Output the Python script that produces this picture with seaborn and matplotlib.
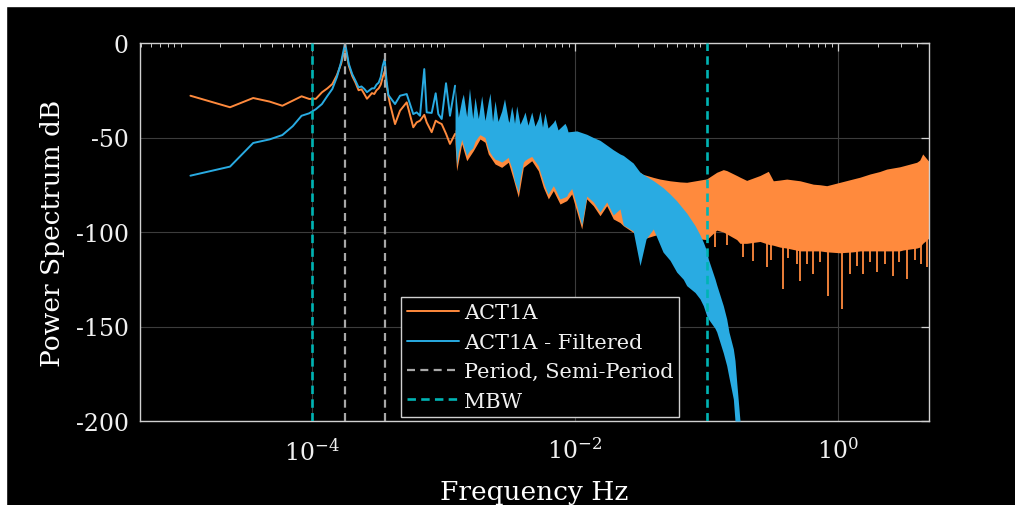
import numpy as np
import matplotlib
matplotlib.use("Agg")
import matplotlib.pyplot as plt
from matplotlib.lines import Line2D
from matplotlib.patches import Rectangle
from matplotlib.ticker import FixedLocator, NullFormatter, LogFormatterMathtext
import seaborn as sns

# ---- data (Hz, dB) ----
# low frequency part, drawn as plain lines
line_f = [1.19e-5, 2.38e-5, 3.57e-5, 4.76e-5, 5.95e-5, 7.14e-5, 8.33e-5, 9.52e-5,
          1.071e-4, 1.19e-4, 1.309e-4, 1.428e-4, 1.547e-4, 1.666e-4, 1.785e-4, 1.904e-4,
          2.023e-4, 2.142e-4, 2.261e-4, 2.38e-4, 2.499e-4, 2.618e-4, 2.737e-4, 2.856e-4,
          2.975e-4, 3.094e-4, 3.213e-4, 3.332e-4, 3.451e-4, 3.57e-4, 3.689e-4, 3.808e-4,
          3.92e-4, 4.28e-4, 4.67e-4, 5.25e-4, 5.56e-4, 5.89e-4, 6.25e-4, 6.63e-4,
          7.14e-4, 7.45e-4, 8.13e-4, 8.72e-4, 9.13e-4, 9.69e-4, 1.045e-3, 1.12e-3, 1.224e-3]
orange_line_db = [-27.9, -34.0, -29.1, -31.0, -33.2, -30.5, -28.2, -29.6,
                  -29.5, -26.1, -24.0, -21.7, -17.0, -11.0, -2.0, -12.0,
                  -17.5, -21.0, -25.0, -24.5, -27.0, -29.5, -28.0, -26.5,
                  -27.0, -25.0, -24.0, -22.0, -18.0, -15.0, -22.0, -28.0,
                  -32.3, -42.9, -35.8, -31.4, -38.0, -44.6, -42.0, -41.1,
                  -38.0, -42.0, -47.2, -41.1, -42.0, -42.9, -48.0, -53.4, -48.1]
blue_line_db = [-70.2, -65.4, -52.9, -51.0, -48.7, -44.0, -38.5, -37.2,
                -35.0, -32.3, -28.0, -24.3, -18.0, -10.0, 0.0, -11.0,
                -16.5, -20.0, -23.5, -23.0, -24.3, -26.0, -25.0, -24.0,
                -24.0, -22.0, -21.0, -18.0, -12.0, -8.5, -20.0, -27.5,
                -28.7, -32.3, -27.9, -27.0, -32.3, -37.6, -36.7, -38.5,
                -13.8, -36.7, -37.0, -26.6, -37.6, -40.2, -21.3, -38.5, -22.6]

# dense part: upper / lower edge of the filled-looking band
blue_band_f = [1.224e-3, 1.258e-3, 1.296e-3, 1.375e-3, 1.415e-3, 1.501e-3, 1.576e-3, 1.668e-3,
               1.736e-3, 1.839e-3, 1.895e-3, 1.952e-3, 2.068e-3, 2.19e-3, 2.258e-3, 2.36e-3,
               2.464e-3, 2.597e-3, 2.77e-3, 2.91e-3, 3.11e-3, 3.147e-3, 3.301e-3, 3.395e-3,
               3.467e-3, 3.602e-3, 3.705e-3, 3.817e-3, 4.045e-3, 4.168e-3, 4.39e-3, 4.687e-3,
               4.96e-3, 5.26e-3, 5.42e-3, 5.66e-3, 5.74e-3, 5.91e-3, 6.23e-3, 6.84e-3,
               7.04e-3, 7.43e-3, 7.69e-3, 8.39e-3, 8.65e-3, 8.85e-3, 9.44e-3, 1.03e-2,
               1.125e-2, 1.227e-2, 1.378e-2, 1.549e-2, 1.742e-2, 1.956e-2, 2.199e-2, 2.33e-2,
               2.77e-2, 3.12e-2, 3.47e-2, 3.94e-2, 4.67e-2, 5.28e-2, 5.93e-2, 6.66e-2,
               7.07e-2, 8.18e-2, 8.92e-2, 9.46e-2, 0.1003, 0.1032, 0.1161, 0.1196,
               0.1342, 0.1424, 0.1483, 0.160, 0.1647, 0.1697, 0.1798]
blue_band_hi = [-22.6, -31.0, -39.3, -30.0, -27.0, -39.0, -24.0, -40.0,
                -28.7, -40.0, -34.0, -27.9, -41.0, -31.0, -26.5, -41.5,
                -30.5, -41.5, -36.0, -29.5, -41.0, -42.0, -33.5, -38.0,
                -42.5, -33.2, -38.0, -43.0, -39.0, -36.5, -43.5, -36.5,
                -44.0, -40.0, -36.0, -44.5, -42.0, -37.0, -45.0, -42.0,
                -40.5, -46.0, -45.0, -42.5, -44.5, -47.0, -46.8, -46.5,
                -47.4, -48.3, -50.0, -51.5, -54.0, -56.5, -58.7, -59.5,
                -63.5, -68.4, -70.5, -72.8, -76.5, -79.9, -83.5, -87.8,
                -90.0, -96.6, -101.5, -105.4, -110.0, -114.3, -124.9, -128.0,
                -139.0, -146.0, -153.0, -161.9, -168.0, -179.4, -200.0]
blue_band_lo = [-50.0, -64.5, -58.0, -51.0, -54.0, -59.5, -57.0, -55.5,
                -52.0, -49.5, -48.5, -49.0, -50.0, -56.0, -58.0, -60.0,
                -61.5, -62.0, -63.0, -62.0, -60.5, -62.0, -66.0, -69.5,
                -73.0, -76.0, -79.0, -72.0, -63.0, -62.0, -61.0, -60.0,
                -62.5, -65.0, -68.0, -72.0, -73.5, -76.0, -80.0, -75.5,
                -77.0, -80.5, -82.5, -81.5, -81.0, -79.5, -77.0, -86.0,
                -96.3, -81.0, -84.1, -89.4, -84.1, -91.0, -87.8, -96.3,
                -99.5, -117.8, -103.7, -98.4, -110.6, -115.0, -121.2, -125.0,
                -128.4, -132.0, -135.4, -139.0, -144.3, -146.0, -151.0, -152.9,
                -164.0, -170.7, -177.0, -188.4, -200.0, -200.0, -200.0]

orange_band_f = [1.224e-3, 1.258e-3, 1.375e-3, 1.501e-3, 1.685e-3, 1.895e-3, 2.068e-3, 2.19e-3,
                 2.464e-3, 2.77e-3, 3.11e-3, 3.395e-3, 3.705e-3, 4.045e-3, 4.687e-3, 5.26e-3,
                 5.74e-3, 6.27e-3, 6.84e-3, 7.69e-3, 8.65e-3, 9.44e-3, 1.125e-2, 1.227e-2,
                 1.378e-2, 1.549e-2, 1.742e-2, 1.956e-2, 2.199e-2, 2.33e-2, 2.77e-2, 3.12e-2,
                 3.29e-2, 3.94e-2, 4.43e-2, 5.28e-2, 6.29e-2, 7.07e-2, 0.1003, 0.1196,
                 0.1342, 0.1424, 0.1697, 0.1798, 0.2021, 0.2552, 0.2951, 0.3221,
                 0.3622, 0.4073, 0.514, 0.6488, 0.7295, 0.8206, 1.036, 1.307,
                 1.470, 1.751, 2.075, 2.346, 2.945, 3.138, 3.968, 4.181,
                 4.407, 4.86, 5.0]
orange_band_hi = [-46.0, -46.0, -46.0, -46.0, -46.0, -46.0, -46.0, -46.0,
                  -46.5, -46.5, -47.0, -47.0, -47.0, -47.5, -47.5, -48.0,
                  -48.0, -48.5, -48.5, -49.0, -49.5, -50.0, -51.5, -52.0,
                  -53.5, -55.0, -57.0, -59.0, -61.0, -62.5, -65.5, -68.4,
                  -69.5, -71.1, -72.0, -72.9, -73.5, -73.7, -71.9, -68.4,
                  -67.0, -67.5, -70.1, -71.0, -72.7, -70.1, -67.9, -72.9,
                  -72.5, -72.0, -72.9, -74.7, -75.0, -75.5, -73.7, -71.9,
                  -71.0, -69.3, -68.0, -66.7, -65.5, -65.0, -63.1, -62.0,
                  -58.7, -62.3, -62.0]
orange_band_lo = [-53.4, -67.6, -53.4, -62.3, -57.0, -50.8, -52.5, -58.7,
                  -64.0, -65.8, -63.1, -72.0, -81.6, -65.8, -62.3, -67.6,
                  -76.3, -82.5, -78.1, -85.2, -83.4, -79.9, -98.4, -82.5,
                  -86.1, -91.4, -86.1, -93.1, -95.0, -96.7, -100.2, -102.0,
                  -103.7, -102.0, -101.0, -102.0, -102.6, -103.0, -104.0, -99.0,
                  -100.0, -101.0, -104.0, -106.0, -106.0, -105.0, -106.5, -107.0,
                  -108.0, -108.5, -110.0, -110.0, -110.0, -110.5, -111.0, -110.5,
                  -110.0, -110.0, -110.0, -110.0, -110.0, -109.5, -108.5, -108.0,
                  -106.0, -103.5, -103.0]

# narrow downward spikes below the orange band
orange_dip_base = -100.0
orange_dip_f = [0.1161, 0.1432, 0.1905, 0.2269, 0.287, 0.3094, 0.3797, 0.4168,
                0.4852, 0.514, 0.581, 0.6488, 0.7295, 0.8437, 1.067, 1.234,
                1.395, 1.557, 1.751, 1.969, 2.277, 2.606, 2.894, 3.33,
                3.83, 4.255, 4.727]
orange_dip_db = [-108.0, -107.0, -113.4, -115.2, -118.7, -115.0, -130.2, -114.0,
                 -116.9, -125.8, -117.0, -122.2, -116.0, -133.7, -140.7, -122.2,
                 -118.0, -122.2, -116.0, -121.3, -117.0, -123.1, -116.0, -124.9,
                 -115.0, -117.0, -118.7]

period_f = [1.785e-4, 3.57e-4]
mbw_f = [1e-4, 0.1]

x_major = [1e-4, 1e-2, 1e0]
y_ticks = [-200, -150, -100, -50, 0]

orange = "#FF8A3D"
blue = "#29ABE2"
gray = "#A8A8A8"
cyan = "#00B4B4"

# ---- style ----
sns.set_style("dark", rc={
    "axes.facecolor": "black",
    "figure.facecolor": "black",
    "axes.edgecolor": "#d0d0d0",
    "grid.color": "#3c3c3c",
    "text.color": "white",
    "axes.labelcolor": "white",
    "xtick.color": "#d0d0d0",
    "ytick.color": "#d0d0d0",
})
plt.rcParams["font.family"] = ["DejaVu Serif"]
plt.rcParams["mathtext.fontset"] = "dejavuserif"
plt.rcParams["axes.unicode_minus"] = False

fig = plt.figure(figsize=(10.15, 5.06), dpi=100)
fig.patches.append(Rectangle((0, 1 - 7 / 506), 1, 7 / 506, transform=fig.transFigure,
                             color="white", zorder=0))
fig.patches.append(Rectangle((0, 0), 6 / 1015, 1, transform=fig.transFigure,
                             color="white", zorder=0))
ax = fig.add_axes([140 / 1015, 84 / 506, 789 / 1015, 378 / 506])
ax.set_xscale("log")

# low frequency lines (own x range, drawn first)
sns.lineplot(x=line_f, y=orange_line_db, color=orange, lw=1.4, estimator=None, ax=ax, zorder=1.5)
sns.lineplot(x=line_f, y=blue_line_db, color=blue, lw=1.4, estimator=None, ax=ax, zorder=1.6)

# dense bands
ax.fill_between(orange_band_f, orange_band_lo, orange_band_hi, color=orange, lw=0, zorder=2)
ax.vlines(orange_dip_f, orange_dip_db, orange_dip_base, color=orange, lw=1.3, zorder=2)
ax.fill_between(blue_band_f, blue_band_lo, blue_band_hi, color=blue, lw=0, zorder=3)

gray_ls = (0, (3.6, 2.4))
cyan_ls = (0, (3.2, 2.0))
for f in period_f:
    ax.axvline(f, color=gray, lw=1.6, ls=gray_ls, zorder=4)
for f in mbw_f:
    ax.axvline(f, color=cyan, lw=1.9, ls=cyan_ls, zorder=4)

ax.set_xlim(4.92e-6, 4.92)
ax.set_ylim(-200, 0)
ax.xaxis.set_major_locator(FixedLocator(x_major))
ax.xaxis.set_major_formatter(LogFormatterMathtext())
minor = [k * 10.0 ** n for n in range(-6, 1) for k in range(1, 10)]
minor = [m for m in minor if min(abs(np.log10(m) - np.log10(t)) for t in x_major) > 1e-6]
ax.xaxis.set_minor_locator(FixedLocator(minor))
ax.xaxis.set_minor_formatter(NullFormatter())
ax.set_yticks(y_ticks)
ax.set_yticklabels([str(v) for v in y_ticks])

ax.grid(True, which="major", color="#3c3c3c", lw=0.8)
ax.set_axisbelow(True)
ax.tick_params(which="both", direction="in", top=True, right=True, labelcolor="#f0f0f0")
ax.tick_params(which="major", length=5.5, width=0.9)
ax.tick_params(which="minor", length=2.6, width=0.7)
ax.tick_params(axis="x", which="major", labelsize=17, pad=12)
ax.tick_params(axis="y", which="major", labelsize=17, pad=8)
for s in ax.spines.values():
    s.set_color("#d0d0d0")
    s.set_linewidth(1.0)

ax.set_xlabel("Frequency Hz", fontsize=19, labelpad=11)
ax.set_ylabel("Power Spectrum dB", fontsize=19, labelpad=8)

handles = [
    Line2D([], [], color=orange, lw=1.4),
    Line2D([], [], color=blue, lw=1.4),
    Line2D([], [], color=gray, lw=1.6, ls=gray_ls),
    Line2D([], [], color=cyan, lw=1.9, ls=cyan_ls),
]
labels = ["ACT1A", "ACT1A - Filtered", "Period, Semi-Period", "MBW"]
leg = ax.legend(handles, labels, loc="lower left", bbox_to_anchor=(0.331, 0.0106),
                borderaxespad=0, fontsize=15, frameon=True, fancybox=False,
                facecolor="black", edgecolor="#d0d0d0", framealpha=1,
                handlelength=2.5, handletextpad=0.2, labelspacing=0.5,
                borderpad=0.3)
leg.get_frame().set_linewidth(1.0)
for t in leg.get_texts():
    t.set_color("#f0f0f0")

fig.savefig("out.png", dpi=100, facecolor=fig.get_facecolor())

────────

Repeat the lines exactly as they stand, from the opening line of the data through the line with "import seaborn as sns". Pictures stay out of the copy.

*Solution*
Output the Python script that produces this picture with seaborn and matplotlib.
import numpy as np
import matplotlib
matplotlib.use("Agg")
import matplotlib.pyplot as plt
from matplotlib.lines import Line2D
from matplotlib.patches import Rectangle
from matplotlib.ticker import FixedLocator, NullFormatter, LogFormatterMathtext
import seaborn as sns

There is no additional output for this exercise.